* _GIVEN TASK_: Quote only the lines from the line containing "Reproduce this diagram with TikZ." to the line containing "(0,0) rectangle (18.6,8.28);", with both of those lines included, please, exactly as written.

[START OF RECORDS TO PROCESS]

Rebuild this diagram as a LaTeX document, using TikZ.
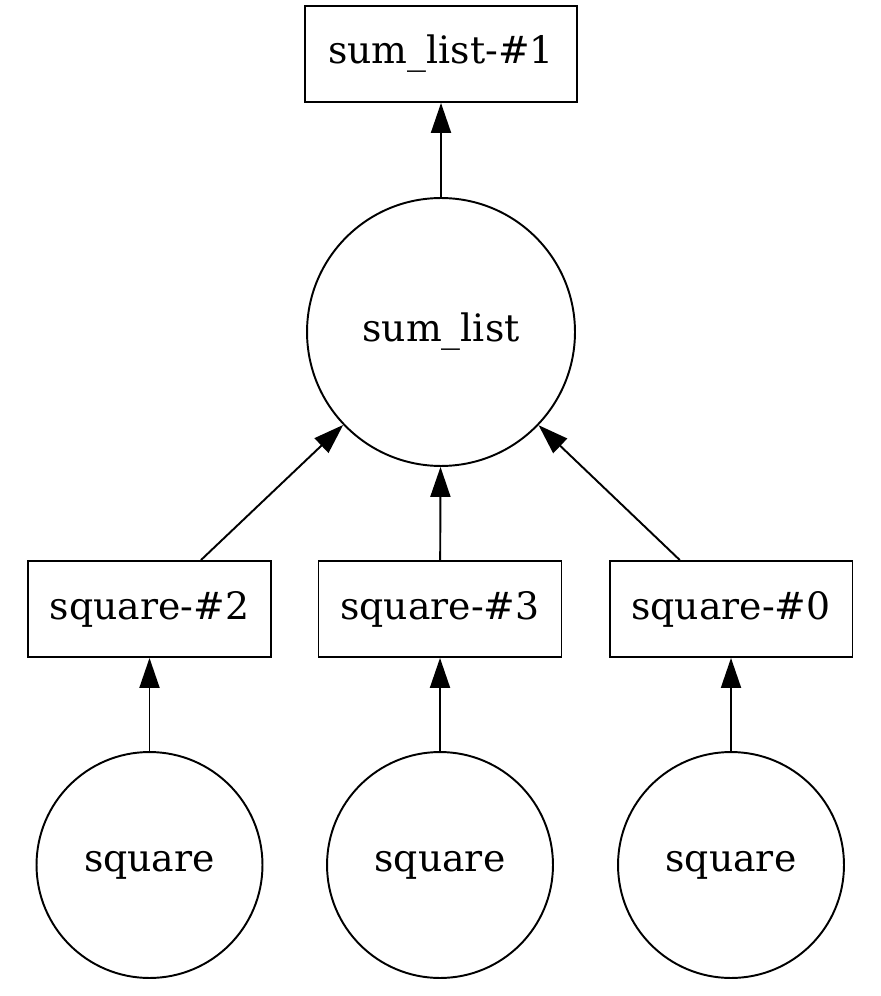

[END OF RECORDS TO PROCESS]
[START OF RECORDS TO PROCESS]

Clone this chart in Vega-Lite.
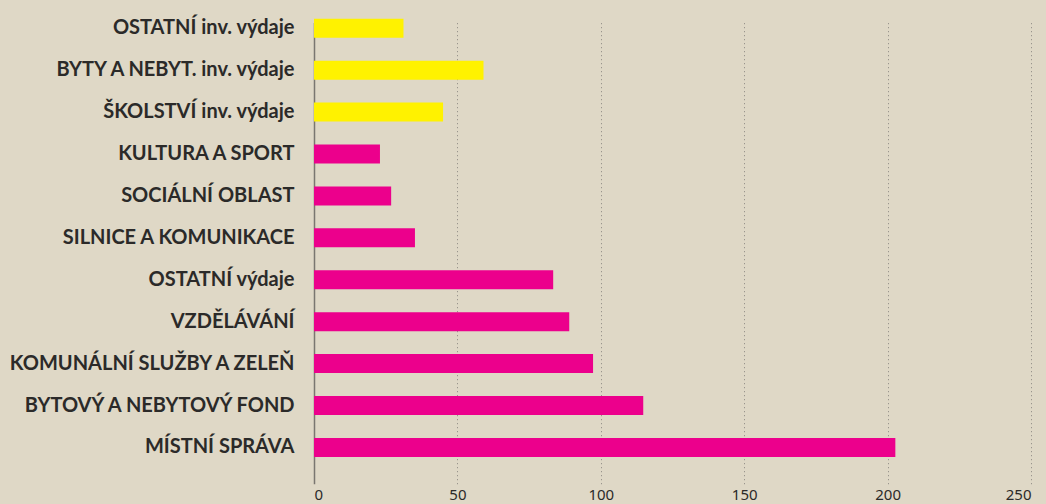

[END OF RECORDS TO PROCESS]
[START OF RECORDS TO PROCESS]

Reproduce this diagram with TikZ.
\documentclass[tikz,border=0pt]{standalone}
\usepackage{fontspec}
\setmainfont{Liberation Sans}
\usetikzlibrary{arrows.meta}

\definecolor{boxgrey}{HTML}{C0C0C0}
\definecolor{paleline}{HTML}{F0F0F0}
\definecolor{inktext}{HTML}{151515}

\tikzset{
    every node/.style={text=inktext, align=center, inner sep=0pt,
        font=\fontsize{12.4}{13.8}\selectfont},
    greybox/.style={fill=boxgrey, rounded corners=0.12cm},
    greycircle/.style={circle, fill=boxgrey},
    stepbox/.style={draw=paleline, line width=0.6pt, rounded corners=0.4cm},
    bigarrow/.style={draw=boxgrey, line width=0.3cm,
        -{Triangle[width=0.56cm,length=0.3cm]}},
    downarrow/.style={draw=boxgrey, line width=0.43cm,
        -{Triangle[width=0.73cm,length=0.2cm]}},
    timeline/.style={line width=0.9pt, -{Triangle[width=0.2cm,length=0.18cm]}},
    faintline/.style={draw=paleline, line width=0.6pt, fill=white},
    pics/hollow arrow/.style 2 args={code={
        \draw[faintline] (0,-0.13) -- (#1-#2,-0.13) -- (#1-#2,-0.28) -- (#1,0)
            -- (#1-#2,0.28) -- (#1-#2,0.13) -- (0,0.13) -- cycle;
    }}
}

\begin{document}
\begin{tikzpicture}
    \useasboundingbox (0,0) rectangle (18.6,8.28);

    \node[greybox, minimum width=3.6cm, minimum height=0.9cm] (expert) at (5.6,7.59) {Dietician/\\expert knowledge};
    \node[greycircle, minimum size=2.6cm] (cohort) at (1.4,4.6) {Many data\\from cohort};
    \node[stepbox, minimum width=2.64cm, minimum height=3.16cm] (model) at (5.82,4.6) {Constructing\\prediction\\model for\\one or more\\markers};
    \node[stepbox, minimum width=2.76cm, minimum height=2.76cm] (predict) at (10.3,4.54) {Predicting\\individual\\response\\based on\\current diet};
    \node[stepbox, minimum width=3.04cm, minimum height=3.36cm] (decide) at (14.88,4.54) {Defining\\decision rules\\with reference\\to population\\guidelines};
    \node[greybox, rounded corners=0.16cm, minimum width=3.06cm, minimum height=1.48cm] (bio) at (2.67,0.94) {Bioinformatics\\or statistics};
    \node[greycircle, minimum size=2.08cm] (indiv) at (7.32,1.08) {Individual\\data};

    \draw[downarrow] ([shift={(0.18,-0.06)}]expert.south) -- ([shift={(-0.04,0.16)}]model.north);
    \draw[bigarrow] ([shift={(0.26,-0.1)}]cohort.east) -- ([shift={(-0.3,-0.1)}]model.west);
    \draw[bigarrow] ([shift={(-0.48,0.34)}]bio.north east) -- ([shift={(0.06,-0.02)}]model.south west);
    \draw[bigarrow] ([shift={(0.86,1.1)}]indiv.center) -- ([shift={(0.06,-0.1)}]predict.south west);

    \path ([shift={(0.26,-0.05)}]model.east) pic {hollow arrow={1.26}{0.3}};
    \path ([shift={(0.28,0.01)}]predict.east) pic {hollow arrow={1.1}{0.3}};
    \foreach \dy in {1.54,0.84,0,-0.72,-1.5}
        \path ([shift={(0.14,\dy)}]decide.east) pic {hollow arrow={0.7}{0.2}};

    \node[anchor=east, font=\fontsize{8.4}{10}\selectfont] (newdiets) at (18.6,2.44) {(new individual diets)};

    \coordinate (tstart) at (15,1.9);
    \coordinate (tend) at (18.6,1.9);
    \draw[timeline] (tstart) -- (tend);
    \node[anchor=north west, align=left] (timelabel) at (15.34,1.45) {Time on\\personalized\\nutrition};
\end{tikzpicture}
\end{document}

[END OF RECORDS TO PROCESS]

* _WORKED SOLUTION_:
Reproduce this diagram with TikZ.
\documentclass[tikz,border=0pt]{standalone}
\usepackage{fontspec}
\setmainfont{Liberation Sans}
\usetikzlibrary{arrows.meta}

\definecolor{boxgrey}{HTML}{C0C0C0}
\definecolor{paleline}{HTML}{F0F0F0}
\definecolor{inktext}{HTML}{151515}

\tikzset{
    every node/.style={text=inktext, align=center, inner sep=0pt,
        font=\fontsize{12.4}{13.8}\selectfont},
    greybox/.style={fill=boxgrey, rounded corners=0.12cm},
    greycircle/.style={circle, fill=boxgrey},
    stepbox/.style={draw=paleline, line width=0.6pt, rounded corners=0.4cm},
    bigarrow/.style={draw=boxgrey, line width=0.3cm,
        -{Triangle[width=0.56cm,length=0.3cm]}},
    downarrow/.style={draw=boxgrey, line width=0.43cm,
        -{Triangle[width=0.73cm,length=0.2cm]}},
    timeline/.style={line width=0.9pt, -{Triangle[width=0.2cm,length=0.18cm]}},
    faintline/.style={draw=paleline, line width=0.6pt, fill=white},
    pics/hollow arrow/.style 2 args={code={
        \draw[faintline] (0,-0.13) -- (#1-#2,-0.13) -- (#1-#2,-0.28) -- (#1,0)
            -- (#1-#2,0.28) -- (#1-#2,0.13) -- (0,0.13) -- cycle;
    }}
}

\begin{document}
\begin{tikzpicture}
    \useasboundingbox (0,0) rectangle (18.6,8.28);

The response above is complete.